A violência, segundo a delegada, é praticada conforme ser dá a proximidade dos abusadores com as vítimas. "Temos padrastos, tios, avós praticando esses crimes, que acontecem porque existe essa relação íntima. É uma violência que não se materializa só com penetração. Às vezes, são condutas criminosas que não deixam vestígios", alerta Ana Cristina. A responsabilidade para observar esse tipo de crime, portanto, cabe a toda a sociedade, principalmente neste período de isolamento social. "Ao encontrar com a criança, deve-se observar se tem algo diferente nela e nos comportamentos. Ela era mais extrovertida e falante e, de repente, está mais calada, retraída e chorosa? Comia e, hoje, não come mais ou está comendo demais? É necessário prestar atenção em caso de ouvir algum grito ou choro, ou ver um roxo ou vermelhidão diferente na pele da criança. Nesse contexto, conselhos tutelares são essenciais para a polícia e para as escolas, porque eles vão entender a situação toda, se alguém precisa de encaminhamento psicossocial, benefício social, isso tudo", explica a delegada.

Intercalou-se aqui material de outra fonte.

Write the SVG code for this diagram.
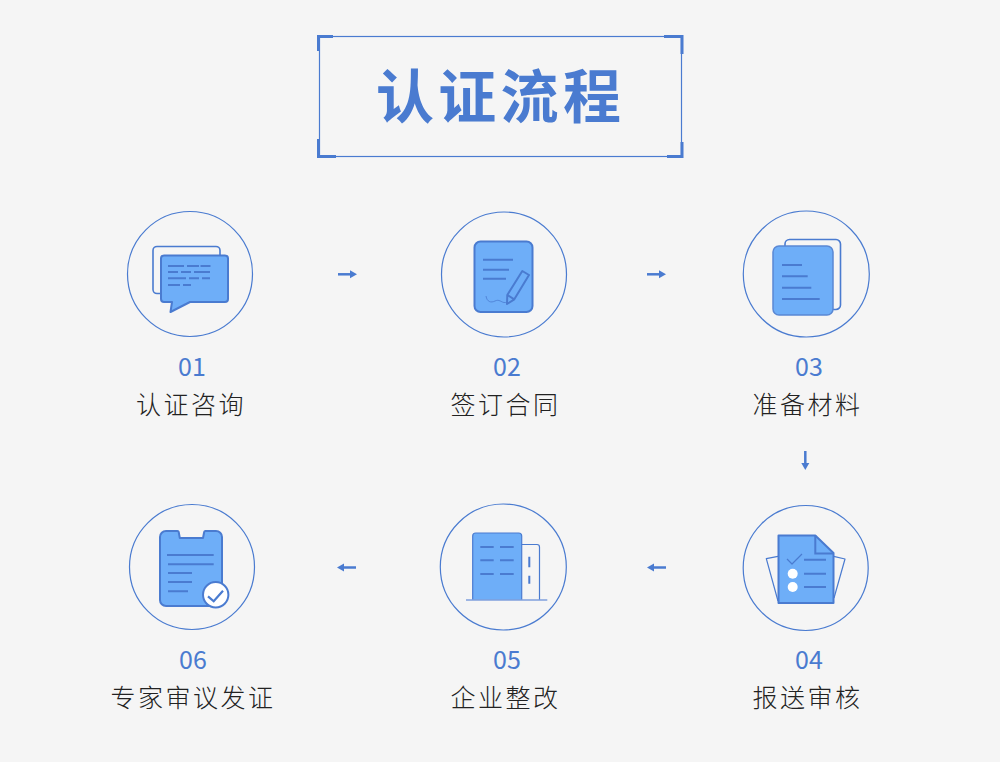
<svg xmlns="http://www.w3.org/2000/svg" width="1000" height="762" viewBox="0 0 1000 762">
<defs>
<style>
.ring{fill:none;stroke:#4a7bd0;stroke-width:1.2}
.fill{fill:#6eaef8;stroke:#4a7bd0;stroke-width:2;stroke-linejoin:round}
.thin{fill:none;stroke:#4a7bd0;stroke-width:1.2;stroke-linejoin:round}
.back{fill:none;stroke:#4a7bd0;stroke-width:1.6}
.ln{fill:none;stroke:#4a7bd0;stroke-width:2}
.num{font-family:"Noto Sans CJK SC","Noto Sans",sans-serif;font-size:25px;font-weight:400;fill:#4a7bd0;text-anchor:middle}
.lab{font-family:"Noto Sans CJK SC",sans-serif;font-size:25px;font-weight:300;fill:#222;letter-spacing:2.500px}
.arr{fill:none;stroke:#4a7bd0;stroke-width:2.500}
.head{fill:#4a7bd0}
</style>
<g id="arrow-shape"><path class="arr" d="M0 0H14"/><path class="head" d="M12 -4L19 0L12 4Z"/></g>
</defs>
<rect width="1000" height="762" fill="#f5f5f5"/>
<g id="title">
<rect x="319.500" y="36.500" width="362" height="120" fill="none" stroke="#4a7bd0" stroke-width="1.200"/>
<path d="M333 36.500H318.500V51M664 36.500H682V54M318.500 139V156.500H336M682 142V156.500H667" fill="none" stroke="#4a7bd0" stroke-width="3"/>
<text x="376" y="118" font-family="'Noto Sans CJK SC',sans-serif" font-size="58" font-weight="700" fill="#4a7bd0" letter-spacing="4.300">认证流程</text>
</g>
<g id="connectors">
<use href="#arrow-shape" transform="translate(338 274.300)"/>
<use href="#arrow-shape" transform="translate(647 274.300)"/>
<use href="#arrow-shape" transform="translate(805.300 451) rotate(90)"/>
<use href="#arrow-shape" transform="translate(666 567.500) rotate(180)"/>
<use href="#arrow-shape" transform="translate(356 567.500) rotate(180)"/>
</g>
<g id="node-01">
<circle class="ring" cx="190" cy="274" r="62.500"/>
<rect class="back" x="153" y="246.500" width="67" height="47" rx="4"/>
<path class="fill" d="M164 255.500H225a3 3 0 0 1 3 3V299a3 3 0 0 1 -3 3H190L170.500 312L172 302H164a3 3 0 0 1 -3 -3V258.500a3 3 0 0 1 3 -3Z"/>
<path class="ln" d="M168 266h16M187 266h12M200.500 266h10M168 272h10M181 272h10M194 272h16M168 278.300h18M189 278.300h10M202 278.300h8M168 285h12M183 285h8"/>
<text class="num" x="192" y="376">01</text>
<text class="lab" x="136" y="414">认证咨询</text>
</g>
<g id="node-02">
<circle class="ring" cx="504" cy="274.500" r="62.500"/>
<rect class="fill" x="474.500" y="241.500" width="58" height="70.500" rx="6"/>
<path class="ln" d="M483 259.700h30M483 269.700h26M483 278.700h23"/>
<path class="thin" d="M507 304L507.300 295L522.300 271L529 275L514.300 299.300ZM507.300 295L514.300 299.300" style="stroke-width:2"/>
<path fill="none" stroke="#4a7bd0" stroke-width="0.800" d="M486 296C487 302 491 303 495 301C499 299 501 302 504 302.500C505 302.700 506 302.500 507 302"/>
<text class="num" x="507" y="376">02</text>
<text class="lab" x="450.500" y="414">签订合同</text>
</g>
<g id="node-03">
<circle class="ring" cx="806.300" cy="274" r="63"/>
<path class="back" d="M785 246V244a4.500 4.500 0 0 1 4.500 -4.500H836a4.500 4.500 0 0 1 4.500 4.500V305a4.500 4.500 0 0 1 -4.500 4.500H832"/>
<rect x="773" y="246" width="60" height="69" rx="6" fill="#6eaef8" stroke="#5a88d4" stroke-width="1.500"/>
<path class="ln" d="M782 265h20M782 276.300h25.700M782 287.700h29.300M782 299h37.700"/>
<text class="num" x="809" y="376">03</text>
<text class="lab" x="752.500" y="414">准备材料</text>
</g>
<g id="node-04">
<circle class="ring" cx="805.700" cy="568" r="62.500"/>
<path class="thin" d="M778 556.300L766.300 558.700L778 601M833.700 556.300L845 559L834 598"/>
<path class="fill" d="M778.500 535.500H815.300L833.500 553V603H778.500Z"/>
<path class="ln" d="M815.300 535.500V553.500H833.500"/>
<path class="thin" d="M787 559L792 564L802 554"/>
<path class="ln" d="M804 559.700h22M804 573.700h22M804 587h22"/>
<circle cx="792.700" cy="573.700" r="5" fill="#fff"/>
<circle cx="792.700" cy="587" r="5" fill="#fff"/>
<text class="num" x="809" y="669">04</text>
<text class="lab" x="752.500" y="707">报送审核</text>
</g>
<g id="node-05">
<circle class="ring" cx="503.300" cy="567" r="63"/>
<path class="thin" d="M521.700 544.500H537a2.500 2.500 0 0 1 2.500 2.500V600"/>
<path fill="#6eaef8" stroke="#4a7bd0" stroke-width="1.200" d="M472.700 600V536a3 3 0 0 1 3 -3H518.700a3 3 0 0 1 3 3V600"/>
<path fill="none" stroke="#7f9fdc" stroke-width="1.500" d="M466 600H547.300"/>
<path class="ln" d="M480.300 547h13.400M500 547h13.700M480.300 560.300h13.400M500 560.300h13.700M480.300 574h13.400M500 574h13.700M529.300 556.700v10.600M529.300 575.700v8"/>
<text class="num" x="507" y="669">05</text>
<text class="lab" x="450.500" y="707">企业整改</text>
</g>
<g id="node-06">
<circle class="ring" cx="192" cy="567" r="62.500"/>
<path class="fill" d="M166 531H177.500Q178.500 531 178.700 532L179.800 538H203L204.200 532Q204.400 531 205.400 531H216a6 6 0 0 1 6 6V600a6 6 0 0 1 -6 6H166a6 6 0 0 1 -6 -6V537a6 6 0 0 1 6 -6Z"/>
<path class="ln" d="M167 555h46.700M168 564.300h45.700M168 573h24M168 582h24M168 591.300h20"/>
<circle cx="215.700" cy="594.700" r="12.700" fill="#fff" stroke="#4a7bd0" stroke-width="2"/>
<path fill="none" stroke="#4a7bd0" stroke-width="2.200" d="M208 596.300L213.700 601.300L223 590.700"/>
<text class="num" x="193" y="669">06</text>
<text class="lab" x="110.500" y="707">专家审议发证</text>
</g>
</svg>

Um dos profissionais dessa rede de proteção é Thayline Soares, 29 anos, à frente do Conselho Tutelar 3 de Ceilândia. "Não paramos, trabalhamos diariamente para garantir os direitos dessas crianças, mesmo com elas em casa, conscientizando os pais para protegê-las", afirma a conselheira. "As pessoas precisam entender que todos nós somos responsáveis por zelar pelos vulneráveis e ter um olhar mais humano para nosso próximo. Precisamos ficar atento aos nossos filhos, vizinhos e ouvir mais a criança para saber o que está se passando e o que estão vivenciando", destaca Thayline Soares.